Popshot is an illustrated literary magazine that publishes short stories, flash fiction, and poetry from the literary new blood. Read the complete guidelines here.
SQF: What are the top three things you look for in a submission and why?
JD: Firstly, the basic criteria is that it's a story that reads seamlessly. If we're having to stop every few lines to try and work out what the writer is saying, we're not going to get lost in it. Secondly, you shouldn't want to stop reading. We get submissions that you have to battle with to continue reading. However, if the first line makes me want to read the second line, and the second line makes me want to read the third, that's a good basis of a story and chances are, I'll arrive at the end and realise 10 minutes have passed without even being aware of it. Thirdly, the story has to have some sort of bizarre/surreal/paradoxical/unexpected element to it, something that markedly separates it from the stories we tell each other on a day to day basis.
SQF: What are the top three reasons a submission is rejected, other than not fitting into your answers to the above question and why?
JD: There probably aren't another three reasons. Most of the time it's as simple as the fact that there was a story that was better for us, or better for that particular theme. Otherwise, it's because it doesn't fit into the three things mentioned above. Make it read beautifully, make it difficult to stop reading, root it in an interesting concept and an original idea, and we'll struggle to turn it down.
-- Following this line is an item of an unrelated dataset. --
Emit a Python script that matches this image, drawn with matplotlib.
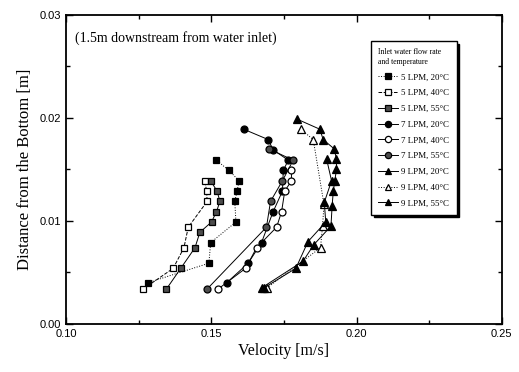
import matplotlib
matplotlib.use("Agg")
import matplotlib.pyplot as plt
from matplotlib.ticker import MultipleLocator, FormatStrFormatter

# velocity [m/s] and distance from the bottom [m]
v_5lpm_20 = [0.1281, 0.1492, 0.1498, 0.1585, 0.1581, 0.1589, 0.1596, 0.1561, 0.1518]
y_5lpm_20 = [0.0040, 0.0059, 0.0079, 0.0099, 0.0119, 0.0129, 0.0139, 0.0149, 0.0159]

v_5lpm_40 = [0.1266, 0.1369, 0.1406, 0.1421, 0.1486, 0.1484, 0.1478]
y_5lpm_40 = [0.0034, 0.0054, 0.0074, 0.0094, 0.0119, 0.0129, 0.0139]

v_5lpm_55 = [0.1346, 0.1395, 0.1444, 0.1461, 0.1501, 0.1518, 0.1530, 0.1520, 0.1498]
y_5lpm_55 = [0.0034, 0.0054, 0.0074, 0.0089, 0.0099, 0.0109, 0.0119, 0.0129, 0.0139]

v_7lpm_20 = [0.1553, 0.1627, 0.1673, 0.1713, 0.1745, 0.1748, 0.1765, 0.1713, 0.1696, 0.1612]
y_7lpm_20 = [0.0040, 0.0059, 0.0079, 0.0109, 0.0129, 0.0149, 0.0159, 0.0169, 0.0179, 0.0189]

v_7lpm_40 = [0.1524, 0.1618, 0.1656, 0.1725, 0.1742, 0.1753, 0.1776, 0.1776]
y_7lpm_40 = [0.0034, 0.0054, 0.0074, 0.0094, 0.0109, 0.0129, 0.0139, 0.0149]

v_7lpm_55 = [0.1486, 0.1690, 0.1704, 0.1745, 0.1782, 0.1698]
y_7lpm_55 = [0.0034, 0.0094, 0.0119, 0.0139, 0.0159, 0.0170]

v_9lpm_20 = [0.1673, 0.1816, 0.1853, 0.1912, 0.1916, 0.1920, 0.1925, 0.1931, 0.1931,
             0.1923, 0.1885, 0.1874, 0.1794]
y_9lpm_20 = [0.0035, 0.0061, 0.0077, 0.0095, 0.0115, 0.0129, 0.0139, 0.0150, 0.0160,
             0.0170, 0.0179, 0.0189, 0.0199]

v_9lpm_40 = [0.1692, 0.1876, 0.1883, 0.1888, 0.1851, 0.1808]
y_9lpm_40 = [0.0035, 0.0074, 0.0095, 0.0116, 0.0179, 0.0189]

v_9lpm_55 = [0.1681, 0.1791, 0.1833, 0.1894, 0.1889, 0.1914, 0.1897]
y_9lpm_55 = [0.0035, 0.0054, 0.0080, 0.0099, 0.0118, 0.0139, 0.0160]

labels = ["5 LPM, 20\u00b0C", "5 LPM, 40\u00b0C", "5 LPM, 55\u00b0C",
          "7 LPM, 20\u00b0C", "7 LPM, 40\u00b0C", "7 LPM, 55\u00b0C",
          "9 LPM, 20\u00b0C", "9 LPM, 40\u00b0C", "9 LPM, 55\u00b0C"]

SERIF = "Liberation Serif"
SANS = "Liberation Sans"

# (marker, facecolor, linestyle)
styles = [("s", "k", ":"), ("s", "w", "--"), ("s", "0.3", "-"),
          ("o", "k", "-"), ("o", "w", "-"), ("o", "0.3", "-"),
          ("^", "k", "-"), ("^", "w", ":"), ("^", "k", "-")]

series = [(v_5lpm_20, y_5lpm_20), (v_5lpm_40, y_5lpm_40), (v_5lpm_55, y_5lpm_55),
          (v_7lpm_20, y_7lpm_20), (v_7lpm_40, y_7lpm_40), (v_7lpm_55, y_7lpm_55),
          (v_9lpm_20, y_9lpm_20), (v_9lpm_40, y_9lpm_40), (v_9lpm_55, y_9lpm_55)]

fig = plt.figure(figsize=(5.19, 3.72), dpi=100)
ax = fig.add_axes([0.127, 0.129, 0.840, 0.831])

for (v, y), (marker, face, ls), label in zip(series, styles, labels):
    ms = 5.5 if marker == "^" else 5
    ax.plot(v, y, linestyle=ls, color="k", linewidth=0.7, marker=marker, markersize=ms,
            markerfacecolor=face, markeredgecolor="k", markeredgewidth=0.9, label=label)

ax.set_xlim(0.10, 0.25)
ax.set_ylim(0.0, 0.03)
ax.xaxis.set_major_locator(MultipleLocator(0.05))
ax.xaxis.set_minor_locator(MultipleLocator(0.025))
ax.yaxis.set_major_locator(MultipleLocator(0.01))
ax.yaxis.set_minor_locator(MultipleLocator(0.005))
ax.xaxis.set_major_formatter(FormatStrFormatter("%.2f"))
ax.yaxis.set_major_formatter(FormatStrFormatter("%.2f"))
ax.tick_params(which="both", direction="in", top=True, right=True, width=1.0)
ax.tick_params(which="major", length=5, labelsize=8)
ax.tick_params(which="minor", length=3)
for lab in ax.get_xticklabels() + ax.get_yticklabels():
    lab.set_family(SANS)
for spine in ax.spines.values():
    spine.set_linewidth(1.3)

ax.set_xlabel("Velocity [m/s]", family=SERIF, fontsize=11.5, labelpad=3)
ax.set_ylabel("Distance from the Bottom [m]", family=SERIF, fontsize=12, labelpad=5)

ax.text(0.02, 0.925, "(1.5m downstream from water inlet)", transform=ax.transAxes,
        family=SERIF, fontsize=10, va="center", ha="left")

leg = ax.legend(loc="upper left", bbox_to_anchor=(0.690, 0.929), frameon=True,
                fancybox=False, shadow={"color": "k", "alpha": 1.0},
                title="Inlet water flow rate\nand temperature",
                prop={"family": SERIF, "size": 6.4}, title_fontproperties={"family": SERIF, "size": 5.6},
                labelspacing=0.85, handlelength=2.2, handletextpad=0.4, borderpad=0.8,
                markerscale=0.9)
leg._legend_box.align = "left"
leg.get_frame().set_edgecolor("k")
leg.get_frame().set_linewidth(1.0)

fig.savefig("out.png", dpi=100)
SQF: Which of the following statements is true and why? Plot is more important than character. Character is more important than plot. Plot and character are equally important.
JD: In very short fiction, which is what Popshot publishes, plot is more important than character. We don't get the time to get to know the characters in the stories, so whilst in a novel I would say they are equally important with a leaning towards character, I definitely think short fiction centres around a ruddy good plot.
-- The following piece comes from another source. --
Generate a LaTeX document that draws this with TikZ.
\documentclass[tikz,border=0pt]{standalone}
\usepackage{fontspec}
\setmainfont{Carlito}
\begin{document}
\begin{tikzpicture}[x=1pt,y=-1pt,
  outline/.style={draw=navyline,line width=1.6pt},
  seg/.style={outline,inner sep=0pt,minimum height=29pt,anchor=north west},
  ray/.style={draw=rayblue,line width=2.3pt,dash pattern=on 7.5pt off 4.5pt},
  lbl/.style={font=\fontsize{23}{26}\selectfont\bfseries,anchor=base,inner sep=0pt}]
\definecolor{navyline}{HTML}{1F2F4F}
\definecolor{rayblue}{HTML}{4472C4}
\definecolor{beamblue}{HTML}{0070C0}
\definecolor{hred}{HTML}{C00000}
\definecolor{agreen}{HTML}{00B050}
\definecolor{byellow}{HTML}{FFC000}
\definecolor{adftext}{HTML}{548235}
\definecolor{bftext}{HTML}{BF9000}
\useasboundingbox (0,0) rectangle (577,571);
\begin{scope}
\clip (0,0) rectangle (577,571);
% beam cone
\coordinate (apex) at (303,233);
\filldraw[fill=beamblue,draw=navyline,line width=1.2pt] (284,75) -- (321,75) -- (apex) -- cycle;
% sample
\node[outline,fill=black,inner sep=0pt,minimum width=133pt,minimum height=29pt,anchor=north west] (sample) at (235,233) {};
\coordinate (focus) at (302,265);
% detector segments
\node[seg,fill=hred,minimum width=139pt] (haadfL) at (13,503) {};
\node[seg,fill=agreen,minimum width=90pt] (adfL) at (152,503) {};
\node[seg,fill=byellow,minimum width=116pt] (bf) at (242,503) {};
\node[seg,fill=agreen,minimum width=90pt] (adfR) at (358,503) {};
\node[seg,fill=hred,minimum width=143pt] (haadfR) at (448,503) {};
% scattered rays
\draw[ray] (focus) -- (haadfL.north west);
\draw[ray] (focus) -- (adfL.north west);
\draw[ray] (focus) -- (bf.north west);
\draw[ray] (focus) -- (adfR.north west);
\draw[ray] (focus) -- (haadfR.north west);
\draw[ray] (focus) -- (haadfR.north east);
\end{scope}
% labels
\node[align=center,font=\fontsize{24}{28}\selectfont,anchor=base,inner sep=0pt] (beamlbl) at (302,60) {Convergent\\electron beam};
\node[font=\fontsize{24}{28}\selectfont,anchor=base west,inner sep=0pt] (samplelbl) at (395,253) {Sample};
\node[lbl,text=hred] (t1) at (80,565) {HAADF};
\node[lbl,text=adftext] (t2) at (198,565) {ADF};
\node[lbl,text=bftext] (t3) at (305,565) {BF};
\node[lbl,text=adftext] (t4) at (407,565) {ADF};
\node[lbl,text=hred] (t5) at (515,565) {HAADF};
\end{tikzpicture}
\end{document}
SQF: What advice can you offer new authors hoping to publish their first submission in Popshot Magazine?
JD: Pick up a copy of the magazine and read the kind of work we publish. I can't tell you how many people blanket hit us with submissions without knowing the kind of work we publish, and without even really reading the guidelines. There's a definite link between all of the stories/poems we publish, and if you're able to really see that and write something that appeals to that aesthetic, chances are that we'll like it. As an editor, it's very easy to see the writers that give a toss about getting published in the magazine, and the ones that have sent the same stuff to 100 magazines before it made it to us. If you want to get published in a magazine, get to know it, pay attention to it. I wouldn't encourage people to change their writing style just to get published in Popshot, but if you like what we publish and you know how to write something in a similar vein - you're halfway there.
SQF: Based on your experience as an editor, what have you learned about writing?
JD: That your competition isn't as strong as you may think it is. The good writers burn brightly and there are fewer of them than I originally imagined there to be. I've also learned that it's almost impossible to formulate. Although if someone does everything that I've mentioned in my answers to your questions, it doesn't definitely mean we'll publish it. Some things just hit you in the gut, and others don't, and that bit is very difficult to explain.
SQF: What one question on this topic do you wish I'd asked that I didn't? And how would you answer it?
JD: I think if you didn't ask me, I've answered it anyway. Perhaps you could have asked me whether I have any authority on this subject, to which I would have simply replied 'no'.
Thank you, Jacob. We all appreciate you taking time from your busy schedule to participate in this project.